Former Syracuse quarterback Rex Culpepper is dead at 28 after a dirt bike accident in Georgia

 March 17, 2026

Rex Culpepper, the former Syracuse quarterback who beat cancer and played four seasons with the Orange, died over the weekend from injuries suffered in a dirt bike accident in Georgia. He was 28 years old.

His fiancée, Savanna Morgan, confirmed the news in a tribute posted to Instagram on Monday. The couple had shared their engagement on social media less than a month ago.

A career defined by grit

Culpepper played at Syracuse from 2017 through 2020, primarily as the backup quarterback, though he also saw playing time at tight end. According to the New York Post, he appeared in 30 games during his college career, starting 16 at quarterback and passing for 1,546 yards and 11 touchdowns.

The stats alone don't tell his story. In March of 2018, Culpepper was diagnosed with testicular cancer and underwent extensive chemotherapy. He famously suited up for Syracuse's spring game that same season and came into the game on the final drive, leading his team to a touchdown. By June 2018, he was declared cancer-free.

That kind of toughness doesn't show up in a box score. A 20-year-old staring down a cancer diagnosis, enduring chemo, and walking back onto a football field months later is the sort of thing that makes everyone in the stadium stand. It tells you everything about how the man was wired.

Culpepper was the son of former Buccaneers defensive tackle Brad Culpepper. His younger brother, Judge Culpepper, also played college football as a defensive tackle at Penn State and Toledo. Football ran through the family.

'One in a billion'

Morgan's tribute carried the weight of someone processing the unthinkable in real time. She wrote about six years together that felt, somehow, both too short and impossibly full:

"No one expects to meet the love of your life and lose them in only 6 short years after meeting."

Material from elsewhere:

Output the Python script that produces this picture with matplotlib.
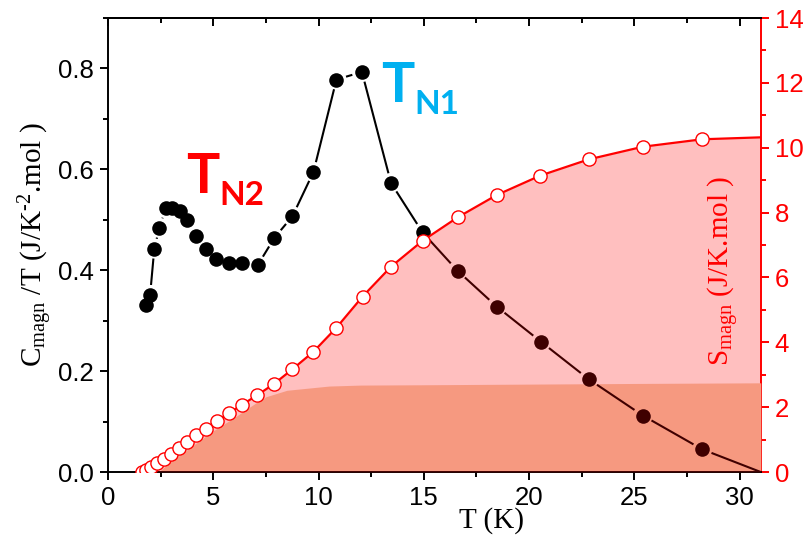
import numpy as np
import matplotlib
matplotlib.use("Agg")
import matplotlib.pyplot as plt
from matplotlib.collections import LineCollection
from matplotlib.ticker import MultipleLocator, FormatStrFormatter

# Magnetic specific heat C/T (left axis)
T_C = [1.79, 2.00, 2.20, 2.44, 2.74, 3.06, 3.41, 3.77, 4.17, 4.64, 5.15, 5.75,
       6.38, 7.11, 7.90, 8.76, 9.76, 10.85, 12.06, 13.44, 14.94, 16.60, 18.46,
       20.57, 22.83, 25.40, 28.22]
C_over_T = [0.331, 0.351, 0.443, 0.484, 0.523, 0.523, 0.518, 0.499, 0.468, 0.443,
            0.422, 0.414, 0.414, 0.410, 0.464, 0.507, 0.595, 0.778, 0.793, 0.573,
            0.475, 0.399, 0.328, 0.258, 0.184, 0.112, 0.045]
T_C_end, C_end = 31.0, 0.0

# Magnetic entropy (right axis)
T_S = [1.63, 1.82, 2.06, 2.35, 2.66, 3.00, 3.35, 3.74, 4.17, 4.64, 5.16, 5.74,
       6.38, 7.09, 7.89, 8.76, 9.76, 10.85, 12.09, 13.44, 14.94, 16.60, 18.46,
       20.53, 22.83, 25.40, 28.22]
S_magn = [0.01, 0.06, 0.14, 0.27, 0.40, 0.57, 0.74, 0.93, 1.14, 1.34, 1.57, 1.81,
          2.08, 2.37, 2.72, 3.17, 3.71, 4.45, 5.41, 6.33, 7.13, 7.85, 8.54,
          9.14, 9.64, 10.03, 10.26]
T_S_end, S_end = 31.0, 10.32

# Lower entropy contribution (shaded band)
T_band = [2.40, 3.0, 4.0, 5.0, 6.0, 7.0, 7.5, 8.5, 10.5, 12.0, 15.0, 20.0, 25.0, 31.0]
S_band = [0.0, 0.33, 0.80, 1.27, 1.68, 2.12, 2.32, 2.52, 2.65, 2.68, 2.69, 2.71, 2.73, 2.75]

W, H, DPI = 812, 549, 100
plt.rcParams["font.family"] = ["Liberation Sans", "DejaVu Sans"]
plt.rcParams["mathtext.fontset"] = "custom"
plt.rcParams["mathtext.rm"] = "Liberation Serif"
plt.rcParams["mathtext.it"] = "Liberation Serif:italic"

fig = plt.figure(figsize=(W / DPI, H / DPI), dpi=DPI)
ax = fig.add_axes([108 / W, 1 - 472 / H, (760.7 - 108) / W, (472 - 18) / H])
ax2 = ax.twinx()
ax3 = ax.twiny()

ax.set_xlim(0, 31)
ax.set_ylim(0, 0.9)
ax2.set_ylim(0, 14)
ax3.set_xlim(0, 31)
ax.autoscale(False)

# the left axes holds every mark; the right axes only provides the entropy scale
ax2.set_zorder(1)
ax.set_zorder(2)
ax3.set_zorder(3)
ax.patch.set_visible(False)
ax3.patch.set_visible(False)

RED = "#ff0000"
BAND_BASE = "#f4cdac"
S_tr = ax2.transData

# lower entropy band (tinted afterwards by the translucent overlay)
ax.fill_between(T_band, 0, S_band, color=BAND_BASE, lw=0, zorder=1,
                transform=S_tr)

fig.canvas.draw()


def gapped_segments(axis, x, y, gap_px, gap_last=True):
    pts = axis.transData.transform(np.column_stack([x, y]))
    inv = axis.transData.inverted()
    segs = []
    n = len(pts)
    for i in range(n - 1):
        p0, p1 = pts[i], pts[i + 1]
        d = p1 - p0
        L = np.hypot(*d)
        g0 = gap_px
        g1 = gap_px if (gap_last or i + 1 < n - 1) else 0.0
        if L <= g0 + g1:
            continue
        u = d / L
        segs.append(inv.transform([p0 + u * g0, p1 - u * g1]))
    return segs


# C/T curve with gaps around the markers
xs = list(T_C) + [T_C_end]
ys = list(C_over_T) + [C_end]
lc = LineCollection(gapped_segments(ax, xs, ys, 10.0, gap_last=False),
                    colors="black", linewidths=1.5, zorder=2)
ax.add_collection(lc)
ax.plot(T_C, C_over_T, ls="none", marker="o", ms=10.5, mfc="black",
        mec="black", mew=0, zorder=3)

# full entropy area as a translucent overlay
ax.fill_between(list(T_S) + [T_S_end], 0, list(S_magn) + [S_end],
                color=RED, alpha=0.25, lw=0, zorder=4, transform=S_tr)
ax.plot(list(T_S) + [T_S_end], list(S_magn) + [S_end], color=RED, lw=1.6,
        zorder=5, transform=S_tr)
ax.plot(T_S, S_magn, ls="none", marker="o", ms=9.5, mfc="white", mec=RED,
        mew=1.0, zorder=6, transform=S_tr)

# axes styling
TICK_FS = 18.5
LW = 1.4
for sp in ["left", "bottom", "top"]:
    ax.spines[sp].set_linewidth(LW)
ax.spines["right"].set_visible(False)
for sp in ["left", "bottom", "top"]:
    ax2.spines[sp].set_visible(False)
ax2.spines["right"].set_color(RED)
ax2.spines["right"].set_linewidth(LW)
for sp in ["left", "bottom", "right"]:
    ax3.spines[sp].set_visible(False)
ax3.spines["top"].set_linewidth(LW)

for a in (ax, ax3):
    a.xaxis.set_major_locator(MultipleLocator(5))
    a.xaxis.set_minor_locator(MultipleLocator(2.5))
ax.yaxis.set_major_locator(MultipleLocator(0.2))
ax.yaxis.set_minor_locator(MultipleLocator(0.1))
ax2.yaxis.set_major_locator(MultipleLocator(2))
ax2.yaxis.set_minor_locator(MultipleLocator(1))
ax.yaxis.set_major_formatter(FormatStrFormatter("%.1f"))

ax.tick_params(axis="x", which="both", direction="out", top=False,
               labelsize=TICK_FS, width=LW, pad=4)
ax.tick_params(axis="y", which="both", direction="out", right=False,
               labelsize=TICK_FS, width=LW, pad=4)
ax2.tick_params(axis="y", which="both", direction="out", colors=RED,
                labelsize=TICK_FS, width=LW, pad=4)
ax3.tick_params(axis="x", which="both", direction="in", labeltop=False,
                width=LW)
for a in (ax, ax2, ax3):
    a.tick_params(which="major", length=6)
    a.tick_params(which="minor", length=3.5)

LBL_FS = 21
ax.set_xlabel("T (K)", family="Liberation Serif", fontsize=LBL_FS)
ax.xaxis.set_label_coords(0.587, -0.078)
ax.set_ylabel(r"C$_{\mathregular{magn}}$ /T (J/K$^{\mathregular{\text{-}2}}$.mol )",
              family="Liberation Serif", fontsize=LBL_FS, labelpad=2)
ax.text(0.943, 0.443, r"S$_{\mathregular{magn}}$ (J/K.mol )", transform=ax.transAxes,
        family="Liberation Serif", fontsize=LBL_FS, color=RED, rotation=90,
        ha="center", va="center", zorder=7)

# transition labels
CYAN = "#00b0f0"
BOLD_SANS = ["Lato", "DejaVu Sans"]
ax.text(12.98, 0.733, "T", family=BOLD_SANS, weight="bold",
        fontsize=40, color=CYAN, va="baseline", ha="left", zorder=7)
ax.text(14.54, 0.709, "N1", family=BOLD_SANS, weight="bold",
        fontsize=24, color=CYAN, va="baseline", ha="left", zorder=7)
ax.text(3.71, 0.553, "T", family=BOLD_SANS, weight="bold",
        fontsize=40, color=RED, va="baseline", ha="left", zorder=7)
ax.text(5.28, 0.529, "N2", family=BOLD_SANS, weight="bold",
        fontsize=24, color=RED, va="baseline", ha="left", zorder=7)

fig.savefig("out.png", dpi=DPI)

"And one thing about us is that we lived every single day like it was our last. We did every little thing that we set our minds to, between learning new skills and hobbies, and traveling to new places, there was never any free time with us and not a moment spent apart. I dont regret a single day in our 6 years."

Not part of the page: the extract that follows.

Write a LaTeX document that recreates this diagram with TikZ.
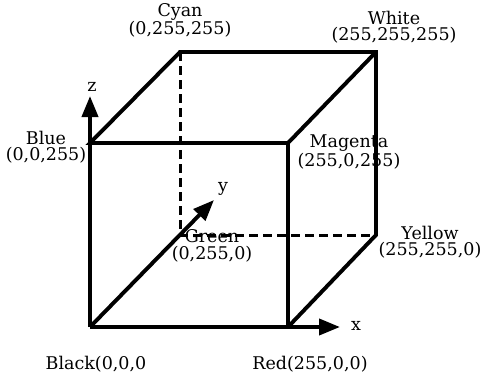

She described Culpepper as someone who defied easy categories: "Lawyer, mechanic, musician, chef, athlete, nerd….lover."

"You don't just meet people like Rex all the time. He was one in a billion. There wasn't one thing that man couldn't do."

Former Syracuse teammate Eric Dungey mourned the loss on social media, calling Culpepper a "guy who had zero fear and truly lived life to the fullest."

Twenty-eight years old

There is no political angle here. No culture war. No partisan lens that makes this story mean more or less than what it is. A young man who fought cancer, played the sport he loved, built a life with someone he called his soulmate, and died in an accident before any of it had the chance to fully unfold.

Morgan put it simply:

"You made six years feel like a lifetime Rexy."

He was 28. He had been engaged for less than a month. And he had already lived with a kind of urgency that most people never find.